BPM MSP’s chief mandate is to design and operate business processes through a suitable IT-enabled mechanism to assist in improving tax payer response rates, response quality and bring all identified evasion cases to logical conclusion.
The final word on such cases is obviously reserved for the Supreme Court, assuming a few hundred accused tax evaders would fight for justice till the end of the road. 
This leads us to wonder whether Modi Government would seek an independent review of entire demonetization exercise and its objectives. This is required to avoid ongoing build-up of black money, easy of printing fake notes, terror-financing and corruption. 
Modi Government is happy with mere tinkering of existing Income Tax Act and the relevant rules. It has so far adopted ostrich-like stance towards Direct Taxes Code (DTC), which is key to simplifying taxes, boosting tax receipts and minimizing generation of black money. 
DTC Bill 2010, which was introduced by UPA in Lok Sabha, lapsed in May 2014. 
Modi Government has not revived the Bill.

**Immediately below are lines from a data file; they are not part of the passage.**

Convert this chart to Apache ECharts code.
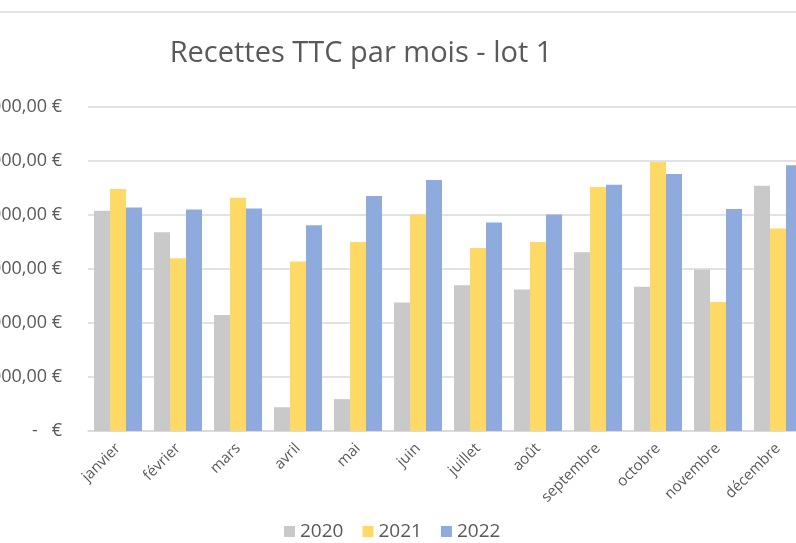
<!DOCTYPE html>
<html>
<head>
<meta charset="utf-8">
<script src="https://cdn.jsdelivr.net/npm/echarts@6/dist/echarts.min.js"></script>
<style>
html,body{margin:0;padding:0;background:#fff;}
#chart{width:796px;height:543px;}
</style>
</head>
<body>
<div id="chart"></div>
<script>
const months = ['janvier','février','mars','avril','mai','juin','juillet','août','septembre','octobre','novembre','décembre'];
const seriesNames = ['2020','2021','2022'];
const values2020 = [40800, 36800, 21500, 4400, 5900, 23800, 27000, 26200, 33100, 26700, 29900, 45400];
const values2021 = [44800, 32000, 43200, 31400, 35000, 40100, 33900, 35000, 45200, 49800, 23900, 37500];
const values2022 = [41400, 41000, 41200, 38100, 43500, 46500, 38600, 40100, 45600, 47600, 41100, 49200];
const yMin = 0, yMax = 60000, yStep = 10000;
const colors = ['#C9C9C9', '#FFD965', '#8FAADC'];

const FONT = '"Open Sans", Lato, sans-serif';
function fmtEuro(v) {
  if (v === 0) return '-   €';
  return String(v).replace(/\B(?=(\d{3})+(?!\d))/g, '\u00a0') + ',00 €';
}

const chart = echarts.init(document.getElementById('chart'));
const allValues = [values2020, values2021, values2022];
chart.setOption({
  animation: false,
  backgroundColor: '#ffffff',
  color: colors,
  title: {
    text: 'Recettes TTC par mois - lot 1',
    left: 356, top: 34, textAlign: 'center',
    textStyle: { fontFamily: FONT, fontSize: 29, fontWeight: 'normal', color: '#595959' }
  },
  graphic: [{
    type: 'line', shape: { x1: 0, y1: 12, x2: 796, y2: 12 },
    style: { stroke: '#D9D9D9', lineWidth: 1.5 }
  }],
  legend: {
    left: 279, top: 517,
    itemWidth: 11, itemHeight: 11, itemGap: 19,
    icon: 'rect',
    textStyle: { fontFamily: FONT, fontSize: 19, color: '#595959' },
    data: seriesNames
  },
  grid: { left: 88, top: 107, width: 720, height: 324, containLabel: false, outerBoundsMode: 'none' },
  xAxis: {
    type: 'category', data: months,
    axisLine: { lineStyle: { color: '#D9D9D9', width: 1.5 } },
    axisTick: { show: false },
    axisLabel: { rotate: 45, margin: 15, interval: 0, fontFamily: FONT, fontSize: 15, color: '#595959' }
  },
  yAxis: {
    type: 'value', min: yMin, max: yMax, interval: yStep,
    axisLine: { show: false }, axisTick: { show: false },
    splitLine: { lineStyle: { color: '#D9D9D9', width: 1.5 } },
    axisLabel: { margin: 26, fontFamily: FONT, fontSize: 18, color: '#595959', formatter: fmtEuro }
  },
  series: seriesNames.map((n, i) => ({
    name: n, type: 'bar', data: allValues[i],
    barWidth: 16, barGap: '0%', barCategoryGap: '20%',
    itemStyle: { color: colors[i] }
  }))
});
</script>
</body>
</html>
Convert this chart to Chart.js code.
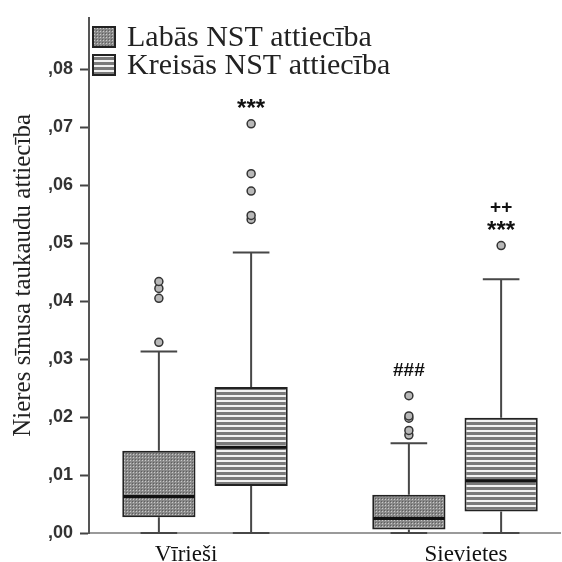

It has thus made a crucial component of ITD’s Vision 2020 a non-starter.
According to ‘Vision 2020 Strategic Plan 2011-15’, DTC Bill is a landmark event in the history of 150 years of Income Tax in India, posing both challenges and opportunities. 
It refers to the need to develop a new software application package for the new code, making it compatible with the legacy system. It admits that training the ITD personnel in the new system within the shortest possible time, will be a challenge. At the same time, DTC offers an opportunity for the ITD to move to a fully automated technology-driven system on a single technology platform right from inception for fully integrating people, process and technology.
Prepared in January 2011, Vision 2020 contains initiatives what the Department believes is possible for it to accomplish.
As put by the Document, “Vision is what vision does. Vision must be articulated, internalised and acted upon. At the end of it, the worth of the vision is in its executed reality.”
Is Modiji interested in listening to such facts & willing to embark on mid-course correction?